Director: Abbas Kiarostami
Cast: Parviz Naderi, Hossein Yarmohammadi, Andre Govalovish, Firoozeh Habibi
Tajrobeh (تجربه) is a 1973 Iranian drama film directed by Abbas Kiarostami, produced under the New Film Group at the Institute for the Intellectual Development of Children and Young Adults. Running 53 minutes, it marks one of Kiarostami's earliest features and introduces the quiet, observational style that would define his later celebrated work.
What is Tajrobeh about?
A teenage boy earns his keep working for a local photographer, spending his days in the studio and on assignments around town.

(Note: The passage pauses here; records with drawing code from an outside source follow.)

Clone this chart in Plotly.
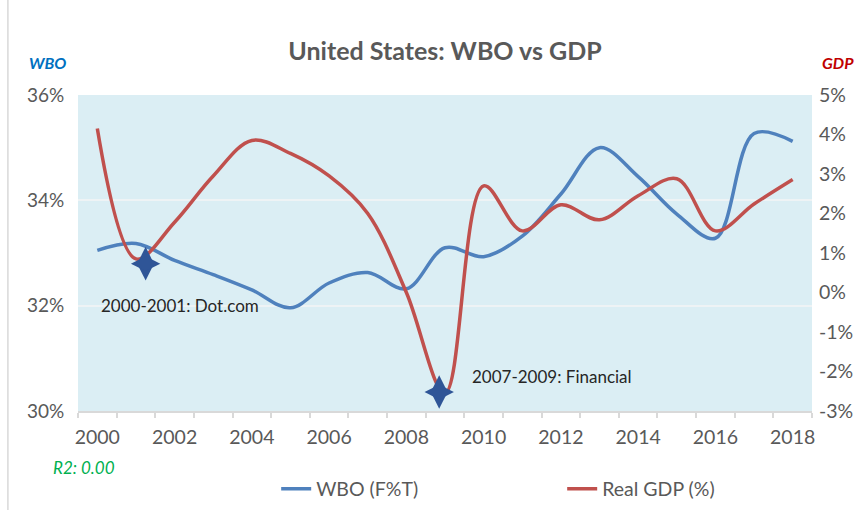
import plotly.graph_objects as go

years = list(range(2000, 2019))
wbo = [33.05, 33.18, 32.86, 32.59, 32.30, 31.96, 32.43, 32.63, 32.32, 33.10,
       32.93, 33.32, 34.12, 35.00, 34.45, 33.74, 33.28, 35.27, 35.12]
gdp = [4.15, 0.85, 1.78, 2.95, 3.85, 3.52, 2.95, 2.00, 0.0, -2.55,
       2.70, 1.56, 2.22, 1.84, 2.45, 2.88, 1.56, 2.24, 2.86]
crisis_x = [2001.25, 2008.85]
crisis_gdp = [0.73, -2.52]
crisis_labels = ["2000-2001: Dot.com", "2007-2009: Financial"]
crisis_label_x = [2000.05, 2009.65]
crisis_label_y = [32.0, 30.65]
xtick_years = list(range(2000, 2019, 2))
left_ticks = [30, 32, 34, 36]
right_ticks = [-3, -2, -1, 0, 1, 2, 3, 4, 5]

FONT = "Lato"
GRAY = "#595959"
BLUE = "#4F81BD"
RED = "#C0504D"
STAR = "#2F5597"

fig = go.Figure()
fig.add_trace(go.Scatter(x=years, y=wbo, name="WBO (F%T)", mode="lines",
                         line=dict(color=BLUE, width=3.5, shape="spline", smoothing=1.0)))
fig.add_trace(go.Scatter(x=years, y=gdp, name="Real GDP (%)", mode="lines", yaxis="y2",
                         line=dict(color=RED, width=3.5, shape="spline", smoothing=1.0)))
# four-pointed star markers built from a tall and a wide diamond
fig.add_trace(go.Scatter(x=crisis_x, y=crisis_gdp, mode="markers", yaxis="y2",
                         showlegend=False, hoverinfo="skip",
                         marker=dict(symbol="diamond-tall", size=24, color=STAR,
                                     line=dict(width=0))))
fig.add_trace(go.Scatter(x=crisis_x, y=crisis_gdp, mode="markers", yaxis="y2",
                         showlegend=False, hoverinfo="skip",
                         marker=dict(symbol="diamond-wide", size=21, color=STAR,
                                     line=dict(width=0))))

for lx, ly, t in zip(crisis_label_x, crisis_label_y, crisis_labels):
    fig.add_annotation(x=lx, y=ly, xref="x", yref="y", text=t, showarrow=False,
                       xanchor="left", yanchor="middle",
                       font=dict(family=FONT, size=17, color="#262626"))

fig.add_annotation(xref="paper", yref="paper", x=-0.042, y=1.104, text="<b><i>WBO</i></b>",
                   showarrow=False, xanchor="center", yanchor="middle",
                   font=dict(family=FONT, size=16, color="#0070C0"))
fig.add_annotation(xref="paper", yref="paper", x=1.035, y=1.104, text="<b><i>GDP</i></b>",
                   showarrow=False, xanchor="center", yanchor="middle",
                   font=dict(family=FONT, size=16, color="#C00000"))
fig.add_annotation(xref="paper", yref="paper", x=-0.037, y=-0.18, text="<i>R2: 0.00</i>",
                   showarrow=False, xanchor="left", yanchor="middle",
                   font=dict(family=FONT, size=17, color="#00B050"))

fig.add_shape(type="line", xref="paper", yref="paper", x0=-0.0955, x1=-0.0955,
              y0=-0.35, y1=1.35, line=dict(color="#D9D9D9", width=1.5))

fig.update_layout(
    width=860, height=510,
    margin=dict(l=78, r=48, t=95, b=99, autoexpand=False),
    paper_bgcolor="white",
    plot_bgcolor="#DBEEF4",
    font=dict(family=FONT, color=GRAY, size=19),
    title=dict(text="<b>United States: WBO vs GDP</b>", x=0.5, xref="paper", xanchor="center",
               y=1 - 51 / 510, yanchor="middle",
               font=dict(family=FONT, size=25, color=GRAY)),
    xaxis=dict(range=[1999.5, 2018.5], tickmode="array", tickvals=xtick_years,
               ticks="", showgrid=False, zeroline=False,
               showline=True, linecolor="#D9D9D9", linewidth=1.5,
               tickfont=dict(size=19.5, color=GRAY), ticklabelstandoff=8,
               minor=dict(tickmode="linear", tick0=1999.5, dtick=1, ticks="outside",
                          ticklen=5, tickcolor="#D9D9D9", tickwidth=1.5, showgrid=False)),
    yaxis=dict(range=[30, 36], tickmode="array", tickvals=left_ticks,
               ticktext=[f"{v}%" for v in left_ticks],
               showgrid=True, gridcolor="#EEF3F5", gridwidth=1.5, zeroline=False,
               tickfont=dict(size=19, color=GRAY), ticks="outside", ticklen=9,
               tickcolor="rgba(0,0,0,0)"),
    yaxis2=dict(range=[-3, 5], overlaying="y", side="right", tickmode="array",
                tickvals=right_ticks, ticktext=[f"{v}%" for v in right_ticks],
                showgrid=False, zeroline=False, tickfont=dict(size=19.5, color=GRAY),
                ticks="", ticklabelstandoff=6),
    legend=dict(orientation="h", x=0.27, xanchor="left", y=-0.247, yanchor="middle",
                entrywidth=241, entrywidthmode="pixels",
                font=dict(size=19.5, color=GRAY), bgcolor="rgba(0,0,0,0)"),
    showlegend=True,
)

fig.write_html("out.html", config={"displayModeBar": False},
               post_script="document.body.style.margin='0px';")
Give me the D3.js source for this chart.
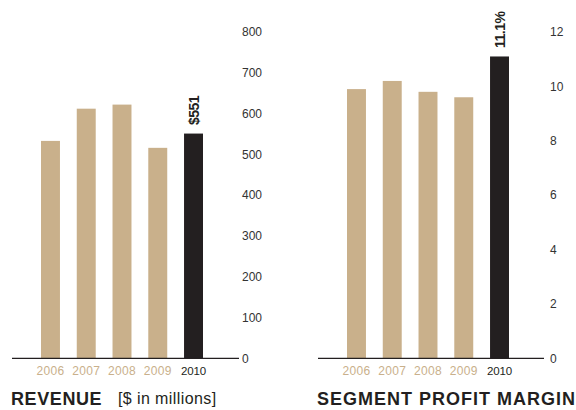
<!DOCTYPE html>
<html>
<head>
<meta charset="utf-8">
<script src="https://cdn.jsdelivr.net/npm/d3@7"></script>
<style>
  html, body { margin: 0; padding: 0; background: #fff; }
  svg { display: block; }
  text { font-family: "Liberation Sans", Arial, sans-serif; }
</style>
</head>
<body>
<script>
// Annual figures, 2006–2010
const years = ["2006", "2007", "2008", "2009", "2010"];
const revenue = [533, 612, 622, 516, 551];          // $ in millions
const profitMargin = [9.9, 10.2, 9.8, 9.6, 11.1];   // segment profit margin, %
const revenueTicks = [0, 100, 200, 300, 400, 500, 600, 700, 800];
const marginTicks = [0, 2, 4, 6, 8, 10, 12];
const revenueLabel = "$551";
const marginLabel = "11.1%";

const W = 576, H = 410;
const TAN = "#c9b08b", DARK = "#231f20", AXIS_TEXT = "#333";

const svg = d3.select("body").append("svg")
  .attr("width", W).attr("height", H);

function panel(opts) {
  const g = svg.append("g");
  const y = d3.scaleLinear().domain(opts.domain).range([358.3, 32]);
  const x = d3.scaleBand().domain(years)
    .range(opts.xRange).paddingInner(0.47).paddingOuter(0.235);
  const last = years[years.length - 1];

  // bars
  g.selectAll("rect.bar").data(years).join("rect")
    .attr("class", "bar")
    .attr("x", d => x(d))
    .attr("width", x.bandwidth())
    .attr("y", (d, i) => y(opts.values[i]))
    .attr("height", (d, i) => y(0) - y(opts.values[i]))
    .attr("fill", d => d === last ? DARK : TAN);

  // baseline
  g.append("line")
    .attr("x1", opts.lineX[0]).attr("x2", opts.lineX[1])
    .attr("y1", y(0)).attr("y2", y(0))
    .attr("stroke", DARK).attr("stroke-width", 1.3);

  // value axis on the right, labels only
  const axis = d3.axisRight(y).tickValues(opts.ticks).tickSize(0).tickPadding(0);
  const ag = g.append("g").attr("transform", `translate(${opts.tickX},0)`).call(axis);
  ag.select(".domain").remove();
  ag.selectAll("text")
    .attr("fill", AXIS_TEXT)
    .style("font-size", "12px")
    .style("font-family", "'Liberation Sans', Arial, sans-serif");

  // year labels
  g.selectAll("text.year").data(years).join("text")
    .attr("class", "year")
    .attr("x", d => x(d) + x.bandwidth() / 2)
    .attr("y", 374.5)
    .attr("text-anchor", "middle")
    .style("font-size", d => d === last ? "11.5px" : "12px")
    .style("letter-spacing", d => d === last ? "-0.2px" : "0.3px")
    .attr("fill", d => d === last ? DARK : TAN)
    .text(d => d);

  // value callout on the latest bar
  const lx = x(last) + x.bandwidth() / 2;
  const ly = y(opts.values[opts.values.length - 1]) - 8.5;
  g.append("text")
    .attr("transform", `translate(${lx + 5},${ly}) rotate(-90)`)
    .attr("text-anchor", "start")
    .style("font-size", "14px")
    .style("font-weight", "bold")
    .style("letter-spacing", "-0.5px")
    .attr("fill", DARK)
    .text(opts.callout);

  return g;
}

panel({
  domain: [0, 800], values: revenue, ticks: revenueTicks,
  xRange: [32.6, 211.4], lineX: [12, 239], tickX: 242, callout: revenueLabel
});

panel({
  domain: [0, 12], values: profitMargin, ticks: marginTicks,
  xRange: [338.6, 517.4], lineX: [318, 544], tickX: 550, callout: marginLabel
});

// panel titles
svg.append("text")
  .attr("x", 11).attr("y", 405)
  .style("font-size", "18px").style("font-weight", "bold")
  .style("letter-spacing", "0.6px")
  .attr("fill", DARK)
  .text("REVENUE");

svg.append("text")
  .attr("x", 118).attr("y", 404)
  .style("font-size", "16px")
  .style("letter-spacing", "0.4px")
  .attr("fill", DARK)
  .text("[$ in millions]");

svg.append("text")
  .attr("x", 317).attr("y", 405)
  .style("font-size", "18px").style("font-weight", "bold")
  .style("letter-spacing", "1px")
  .attr("fill", DARK)
  .text("SEGMENT PROFIT MARGIN");
</script>
</body>
</html>
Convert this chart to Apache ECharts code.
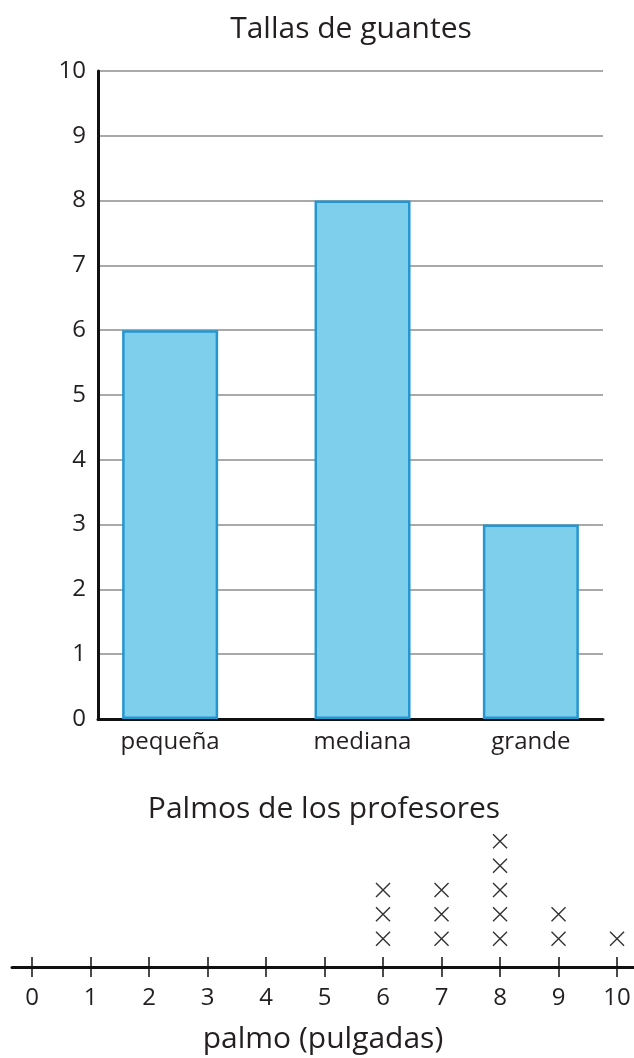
<!DOCTYPE html>
<html>
<head>
<meta charset="utf-8">
<script src="https://cdn.jsdelivr.net/npm/echarts@6/dist/echarts.min.js"></script>
<style>
html, body { margin: 0; padding: 0; background: #fff; }
#main { width: 634px; height: 1058px; }
</style>
</head>
<body>
<div id="main"></div>
<script>
// grafica de barras: tallas de guantes
var tallas = ['pequeña', 'mediana', 'grande'];
var tallasPos = [1.5, 5.5, 9];     // posicion de cada barra en el eje
var tallasCant = [6, 8, 3];
var yTicks = [0, 1, 2, 3, 4, 5, 6, 7, 8, 9, 10];

// diagrama de puntos: palmos
var palmoVals = [6, 7, 8, 9, 10];
var palmoCant = [3, 3, 5, 2, 1];
var palmoTicks = [0, 1, 2, 3, 4, 5, 6, 7, 8, 9, 10];

var font = 'Open Sans';
var txt = '#231f20';

var barData = tallasPos.map(function (p, i) { return [p, tallasCant[i]]; });
var dotData = [];
palmoVals.forEach(function (v, i) {
    for (var k = 1; k <= palmoCant[i]; k++) dotData.push([v, k]);
});

var myChart = echarts.init(document.getElementById('main'));
var option = {
    animation: false,
    title: [
        {
            text: 'Tallas de guantes',
            left: 346, top: 9, textAlign: 'center',
            textStyle: { fontFamily: font, fontSize: 30, fontWeight: 'normal', color: txt }
        },
        {
            text: 'Palmos de los profesores',
            left: 319, top: 789, textAlign: 'center',
            textStyle: { fontFamily: font, fontSize: 30, fontWeight: 'normal', color: txt }
        }
    ],
    grid: [
        { left: 98, right: 31, top: 71, bottom: 339 },
        { left: 12, right: 0, top: 821, bottom: 91 }
    ],
    xAxis: [
        {
            gridIndex: 0,
            type: 'value',
            min: 0, max: 10.5,
            splitLine: { show: false },
            axisTick: { show: false },
            axisLine: { lineStyle: { color: '#111', width: 3 } },
            axisLabel: {
                customValues: tallasPos,
                margin: 11,
                fontFamily: font, fontSize: 24, color: txt,
                formatter: function (v) {
                    var i = tallasPos.indexOf(v);
                    return i >= 0 ? tallas[i] : '';
                }
            }
        },
        {
            gridIndex: 1,
            type: 'value',
            position: 'bottom',
            min: -0.342, max: 10.29,
            splitLine: { show: false },
            axisLine: { lineStyle: { color: '#111', width: 3 } },
            axisTick: { customValues: palmoTicks, length: 10, lineStyle: { color: '#111', width: 1.5 } },
            axisLabel: {
                customValues: palmoTicks,
                margin: 19,
                fontFamily: font, fontSize: 24, color: txt
            },
            name: 'palmo (pulgadas)',
            nameLocation: 'middle',
            nameGap: 57,
            nameTextStyle: { fontFamily: font, fontSize: 30, color: txt }
        },
        {
            gridIndex: 1,
            type: 'value',
            position: 'bottom',
            min: -0.342, max: 10.29,
            splitLine: { show: false },
            axisLine: { show: false },
            axisTick: { inside: true, customValues: palmoTicks, length: 10, lineStyle: { color: '#111', width: 1.5 } },
            axisLabel: { show: false }
        }
    ],
    yAxis: [
        {
            gridIndex: 0,
            type: 'value',
            min: 0, max: 10, interval: 1,
            axisLine: { show: true, lineStyle: { color: '#111', width: 3 } },
            axisTick: { show: false },
            axisLabel: { margin: 12, fontFamily: font, fontSize: 24, color: txt },
            splitLine: { show: true, lineStyle: { color: '#8c8c8c', width: 1.5 } }
        },
        {
            gridIndex: 1,
            type: 'value',
            min: 0, max: 6,
            show: false
        }
    ],
    series: [
        {
            type: 'bar',
            xAxisIndex: 0, yAxisIndex: 0,
            barWidth: 96,
            data: barData,
            itemStyle: { color: '#7ecfeb', borderColor: '#2596d0', borderWidth: 2.5 }
        },
        {
            type: 'scatter',
            xAxisIndex: 1, yAxisIndex: 1,
            symbol: 'path://M0,0L10,10M10,0L0,10',
            symbolSize: 14,
            symbolOffset: [0, -4],
            data: dotData,
            itemStyle: { color: 'none', borderColor: '#333', borderWidth: 1.4, opacity: 1 }
        }
    ]
};
myChart.setOption(option);
</script>
</body>
</html>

Through this routine, he becomes enchanted by a girl from a wealthier household — a world that seems just out of reach. The film traces his tentative, wordless longing: how he watches her from a distance, seizes small opportunities to be near her, and navigates the awkward gap between social classes without confrontation or drama. Kiarostami keeps the camera close to daily life, letting the boy's interior world surface through glances and small gestures rather than dialogue, building a quietly tender portrait of adolescent yearning.
The K-Time take
What distinguishes Tajrobeh is its restraint. Kiarostami avoids sentimentality entirely, trusting the weight of a single look or an unhurried shot of an empty street to carry the emotional load. At 53 minutes the film feels complete — an early demonstration that Kiarostami's greatest instinct was knowing when not to speak.
Cast & crew
The film stars Parviz Naderi as the young protagonist, with Hossein Yarmohammadi, Andre Govalovish, and Firoozeh Habibi in supporting roles. Director Abbas Kiarostami was still in the early phase of his career in 1973, working within the Kanoon (Institute for Intellectual Development) framework that gave Iranian New Wave filmmakers unusual creative freedom to explore social themes through a child's perspective.
Context & significance
Tajrobeh sits at the beginning of Iranian New Wave cinema, a movement that turned the camera toward ordinary Iranians — especially children and working-class youth — rather than the melodramatic plots that had dominated Persian-language films before it. For diaspora viewers, this film carries a particular resonance: it preserves Tehran of the early 1970s in amber, capturing street life, class divides, and the textures of everyday urban Iran before the revolution. Watching it today is partly an act of historical witness and partly an appreciation of how quietly radical Kiarostami's approach was from the very start of his career.